** Start of DATA EXCERPT **

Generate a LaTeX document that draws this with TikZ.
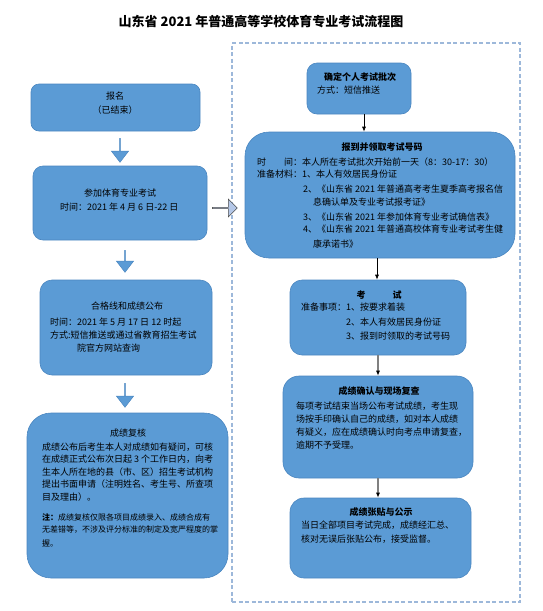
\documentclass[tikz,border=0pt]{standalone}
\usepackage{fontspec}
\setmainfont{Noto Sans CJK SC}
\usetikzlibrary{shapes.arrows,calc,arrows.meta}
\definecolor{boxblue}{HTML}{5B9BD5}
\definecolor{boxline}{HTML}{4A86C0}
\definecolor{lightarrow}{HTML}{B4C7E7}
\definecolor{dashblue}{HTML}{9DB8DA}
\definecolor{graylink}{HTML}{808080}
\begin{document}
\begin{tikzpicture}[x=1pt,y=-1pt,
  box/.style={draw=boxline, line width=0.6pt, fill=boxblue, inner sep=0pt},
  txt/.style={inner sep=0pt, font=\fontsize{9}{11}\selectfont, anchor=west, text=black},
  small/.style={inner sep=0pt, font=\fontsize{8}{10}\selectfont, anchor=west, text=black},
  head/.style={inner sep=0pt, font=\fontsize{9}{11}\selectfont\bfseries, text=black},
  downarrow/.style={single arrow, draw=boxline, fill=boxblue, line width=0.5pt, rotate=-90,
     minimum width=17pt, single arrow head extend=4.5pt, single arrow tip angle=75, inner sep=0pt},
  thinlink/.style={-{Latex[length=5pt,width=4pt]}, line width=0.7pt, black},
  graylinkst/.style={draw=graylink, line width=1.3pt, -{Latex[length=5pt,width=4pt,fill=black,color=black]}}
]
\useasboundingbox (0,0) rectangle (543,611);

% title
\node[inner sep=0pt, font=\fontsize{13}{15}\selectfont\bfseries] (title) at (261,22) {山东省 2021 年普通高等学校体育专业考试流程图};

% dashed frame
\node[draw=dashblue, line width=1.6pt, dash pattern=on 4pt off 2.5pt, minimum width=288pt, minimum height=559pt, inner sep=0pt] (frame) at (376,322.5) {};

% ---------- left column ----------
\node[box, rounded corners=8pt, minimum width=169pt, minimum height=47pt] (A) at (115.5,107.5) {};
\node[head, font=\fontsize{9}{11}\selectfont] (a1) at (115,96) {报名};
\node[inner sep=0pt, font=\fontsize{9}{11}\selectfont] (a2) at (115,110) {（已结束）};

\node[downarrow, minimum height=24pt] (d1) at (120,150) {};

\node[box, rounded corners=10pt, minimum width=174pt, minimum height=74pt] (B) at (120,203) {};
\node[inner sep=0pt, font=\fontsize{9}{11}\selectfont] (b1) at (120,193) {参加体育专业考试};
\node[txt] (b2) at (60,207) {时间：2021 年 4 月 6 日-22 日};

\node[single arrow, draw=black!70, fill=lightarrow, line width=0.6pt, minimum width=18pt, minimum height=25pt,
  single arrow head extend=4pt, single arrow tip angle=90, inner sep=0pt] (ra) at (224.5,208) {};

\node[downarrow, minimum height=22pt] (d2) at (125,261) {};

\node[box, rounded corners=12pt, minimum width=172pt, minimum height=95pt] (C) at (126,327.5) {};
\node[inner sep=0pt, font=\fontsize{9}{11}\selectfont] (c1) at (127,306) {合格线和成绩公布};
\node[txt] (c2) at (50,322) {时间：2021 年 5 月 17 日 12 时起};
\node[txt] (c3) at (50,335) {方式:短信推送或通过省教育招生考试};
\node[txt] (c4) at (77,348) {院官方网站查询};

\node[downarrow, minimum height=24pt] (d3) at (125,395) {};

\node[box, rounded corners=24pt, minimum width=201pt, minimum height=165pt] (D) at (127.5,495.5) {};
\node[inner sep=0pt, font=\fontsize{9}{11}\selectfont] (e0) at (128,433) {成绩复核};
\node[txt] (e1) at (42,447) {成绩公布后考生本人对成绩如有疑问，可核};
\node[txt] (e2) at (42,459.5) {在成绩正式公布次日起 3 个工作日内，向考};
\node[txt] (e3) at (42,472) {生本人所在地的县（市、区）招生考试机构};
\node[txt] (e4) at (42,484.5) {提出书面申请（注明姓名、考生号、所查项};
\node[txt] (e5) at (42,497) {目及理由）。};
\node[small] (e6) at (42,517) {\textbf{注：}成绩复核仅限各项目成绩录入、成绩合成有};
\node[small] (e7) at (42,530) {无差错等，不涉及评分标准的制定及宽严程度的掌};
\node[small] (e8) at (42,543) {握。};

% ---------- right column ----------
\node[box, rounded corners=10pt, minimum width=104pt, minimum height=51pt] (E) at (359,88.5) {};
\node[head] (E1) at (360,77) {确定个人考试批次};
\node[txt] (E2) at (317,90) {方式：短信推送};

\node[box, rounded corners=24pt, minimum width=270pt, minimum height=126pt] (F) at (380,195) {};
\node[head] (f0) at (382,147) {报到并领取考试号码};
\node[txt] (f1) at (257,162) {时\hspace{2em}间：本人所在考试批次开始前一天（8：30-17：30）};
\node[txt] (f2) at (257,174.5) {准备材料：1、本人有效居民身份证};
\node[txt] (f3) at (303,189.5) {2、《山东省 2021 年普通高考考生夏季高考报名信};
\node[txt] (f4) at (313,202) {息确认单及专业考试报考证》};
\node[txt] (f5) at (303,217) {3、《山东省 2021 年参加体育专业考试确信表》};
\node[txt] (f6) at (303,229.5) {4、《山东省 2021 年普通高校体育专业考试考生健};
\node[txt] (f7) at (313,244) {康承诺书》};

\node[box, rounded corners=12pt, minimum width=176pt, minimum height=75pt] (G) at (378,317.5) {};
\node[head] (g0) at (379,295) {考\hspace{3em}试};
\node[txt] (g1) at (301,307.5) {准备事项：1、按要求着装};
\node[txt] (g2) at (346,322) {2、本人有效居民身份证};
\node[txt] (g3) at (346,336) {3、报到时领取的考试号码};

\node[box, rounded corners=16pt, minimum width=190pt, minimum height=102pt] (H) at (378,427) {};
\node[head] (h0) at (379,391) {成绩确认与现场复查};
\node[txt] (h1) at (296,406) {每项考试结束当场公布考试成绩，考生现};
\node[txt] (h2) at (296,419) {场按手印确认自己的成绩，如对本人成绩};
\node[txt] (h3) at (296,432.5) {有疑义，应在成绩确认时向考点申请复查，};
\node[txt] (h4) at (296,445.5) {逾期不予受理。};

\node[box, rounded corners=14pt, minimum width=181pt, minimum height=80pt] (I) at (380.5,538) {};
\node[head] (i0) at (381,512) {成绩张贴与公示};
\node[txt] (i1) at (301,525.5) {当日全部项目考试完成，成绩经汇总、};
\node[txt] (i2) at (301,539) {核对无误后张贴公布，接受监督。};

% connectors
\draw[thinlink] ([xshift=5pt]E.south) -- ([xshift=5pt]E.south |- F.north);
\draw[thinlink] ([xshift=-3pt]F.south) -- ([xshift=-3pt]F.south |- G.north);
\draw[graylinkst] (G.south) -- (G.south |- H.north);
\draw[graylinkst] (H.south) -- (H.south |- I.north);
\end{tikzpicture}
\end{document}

** End of DATA EXCERPT **

AIM: The data should be printed again unchanged; leave its pictures out.

TASK SOLUTION:
Generate a LaTeX document that draws this with TikZ.
\documentclass[tikz,border=0pt]{standalone}
\usepackage{fontspec}
\setmainfont{Noto Sans CJK SC}
\usetikzlibrary{shapes.arrows,calc,arrows.meta}
\definecolor{boxblue}{HTML}{5B9BD5}
\definecolor{boxline}{HTML}{4A86C0}
\definecolor{lightarrow}{HTML}{B4C7E7}
\definecolor{dashblue}{HTML}{9DB8DA}
\definecolor{graylink}{HTML}{808080}
\begin{document}
\begin{tikzpicture}[x=1pt,y=-1pt,
  box/.style={draw=boxline, line width=0.6pt, fill=boxblue, inner sep=0pt},
  txt/.style={inner sep=0pt, font=\fontsize{9}{11}\selectfont, anchor=west, text=black},
  small/.style={inner sep=0pt, font=\fontsize{8}{10}\selectfont, anchor=west, text=black},
  head/.style={inner sep=0pt, font=\fontsize{9}{11}\selectfont\bfseries, text=black},
  downarrow/.style={single arrow, draw=boxline, fill=boxblue, line width=0.5pt, rotate=-90,
     minimum width=17pt, single arrow head extend=4.5pt, single arrow tip angle=75, inner sep=0pt},
  thinlink/.style={-{Latex[length=5pt,width=4pt]}, line width=0.7pt, black},
  graylinkst/.style={draw=graylink, line width=1.3pt, -{Latex[length=5pt,width=4pt,fill=black,color=black]}}
]
\useasboundingbox (0,0) rectangle (543,611);

% title
\node[inner sep=0pt, font=\fontsize{13}{15}\selectfont\bfseries] (title) at (261,22) {山东省 2021 年普通高等学校体育专业考试流程图};

% dashed frame
\node[draw=dashblue, line width=1.6pt, dash pattern=on 4pt off 2.5pt, minimum width=288pt, minimum height=559pt, inner sep=0pt] (frame) at (376,322.5) {};

% ---------- left column ----------
\node[box, rounded corners=8pt, minimum width=169pt, minimum height=47pt] (A) at (115.5,107.5) {};
\node[head, font=\fontsize{9}{11}\selectfont] (a1) at (115,96) {报名};
\node[inner sep=0pt, font=\fontsize{9}{11}\selectfont] (a2) at (115,110) {（已结束）};

\node[downarrow, minimum height=24pt] (d1) at (120,150) {};

\node[box, rounded corners=10pt, minimum width=174pt, minimum height=74pt] (B) at (120,203) {};
\node[inner sep=0pt, font=\fontsize{9}{11}\selectfont] (b1) at (120,193) {参加体育专业考试};
\node[txt] (b2) at (60,207) {时间：2021 年 4 月 6 日-22 日};

\node[single arrow, draw=black!70, fill=lightarrow, line width=0.6pt, minimum width=18pt, minimum height=25pt,
  single arrow head extend=4pt, single arrow tip angle=90, inner sep=0pt] (ra) at (224.5,208) {};

\node[downarrow, minimum height=22pt] (d2) at (125,261) {};

\node[box, rounded corners=12pt, minimum width=172pt, minimum height=95pt] (C) at (126,327.5) {};
\node[inner sep=0pt, font=\fontsize{9}{11}\selectfont] (c1) at (127,306) {合格线和成绩公布};
\node[txt] (c2) at (50,322) {时间：2021 年 5 月 17 日 12 时起};
\node[txt] (c3) at (50,335) {方式:短信推送或通过省教育招生考试};
\node[txt] (c4) at (77,348) {院官方网站查询};

\node[downarrow, minimum height=24pt] (d3) at (125,395) {};

\node[box, rounded corners=24pt, minimum width=201pt, minimum height=165pt] (D) at (127.5,495.5) {};
\node[inner sep=0pt, font=\fontsize{9}{11}\selectfont] (e0) at (128,433) {成绩复核};
\node[txt] (e1) at (42,447) {成绩公布后考生本人对成绩如有疑问，可核};
\node[txt] (e2) at (42,459.5) {在成绩正式公布次日起 3 个工作日内，向考};
\node[txt] (e3) at (42,472) {生本人所在地的县（市、区）招生考试机构};
\node[txt] (e4) at (42,484.5) {提出书面申请（注明姓名、考生号、所查项};
\node[txt] (e5) at (42,497) {目及理由）。};
\node[small] (e6) at (42,517) {\textbf{注：}成绩复核仅限各项目成绩录入、成绩合成有};
\node[small] (e7) at (42,530) {无差错等，不涉及评分标准的制定及宽严程度的掌};
\node[small] (e8) at (42,543) {握。};

% ---------- right column ----------
\node[box, rounded corners=10pt, minimum width=104pt, minimum height=51pt] (E) at (359,88.5) {};
\node[head] (E1) at (360,77) {确定个人考试批次};
\node[txt] (E2) at (317,90) {方式：短信推送};

\node[box, rounded corners=24pt, minimum width=270pt, minimum height=126pt] (F) at (380,195) {};
\node[head] (f0) at (382,147) {报到并领取考试号码};
\node[txt] (f1) at (257,162) {时\hspace{2em}间：本人所在考试批次开始前一天（8：30-17：30）};
\node[txt] (f2) at (257,174.5) {准备材料：1、本人有效居民身份证};
\node[txt] (f3) at (303,189.5) {2、《山东省 2021 年普通高考考生夏季高考报名信};
\node[txt] (f4) at (313,202) {息确认单及专业考试报考证》};
\node[txt] (f5) at (303,217) {3、《山东省 2021 年参加体育专业考试确信表》};
\node[txt] (f6) at (303,229.5) {4、《山东省 2021 年普通高校体育专业考试考生健};
\node[txt] (f7) at (313,244) {康承诺书》};

\node[box, rounded corners=12pt, minimum width=176pt, minimum height=75pt] (G) at (378,317.5) {};
\node[head] (g0) at (379,295) {考\hspace{3em}试};
\node[txt] (g1) at (301,307.5) {准备事项：1、按要求着装};
\node[txt] (g2) at (346,322) {2、本人有效居民身份证};
\node[txt] (g3) at (346,336) {3、报到时领取的考试号码};

\node[box, rounded corners=16pt, minimum width=190pt, minimum height=102pt] (H) at (378,427) {};
\node[head] (h0) at (379,391) {成绩确认与现场复查};
\node[txt] (h1) at (296,406) {每项考试结束当场公布考试成绩，考生现};
\node[txt] (h2) at (296,419) {场按手印确认自己的成绩，如对本人成绩};
\node[txt] (h3) at (296,432.5) {有疑义，应在成绩确认时向考点申请复查，};
\node[txt] (h4) at (296,445.5) {逾期不予受理。};

\node[box, rounded corners=14pt, minimum width=181pt, minimum height=80pt] (I) at (380.5,538) {};
\node[head] (i0) at (381,512) {成绩张贴与公示};
\node[txt] (i1) at (301,525.5) {当日全部项目考试完成，成绩经汇总、};
\node[txt] (i2) at (301,539) {核对无误后张贴公布，接受监督。};

% connectors
\draw[thinlink] ([xshift=5pt]E.south) -- ([xshift=5pt]E.south |- F.north);
\draw[thinlink] ([xshift=-3pt]F.south) -- ([xshift=-3pt]F.south |- G.north);
\draw[graylinkst] (G.south) -- (G.south |- H.north);
\draw[graylinkst] (H.south) -- (H.south |- I.north);
\end{tikzpicture}
\end{document}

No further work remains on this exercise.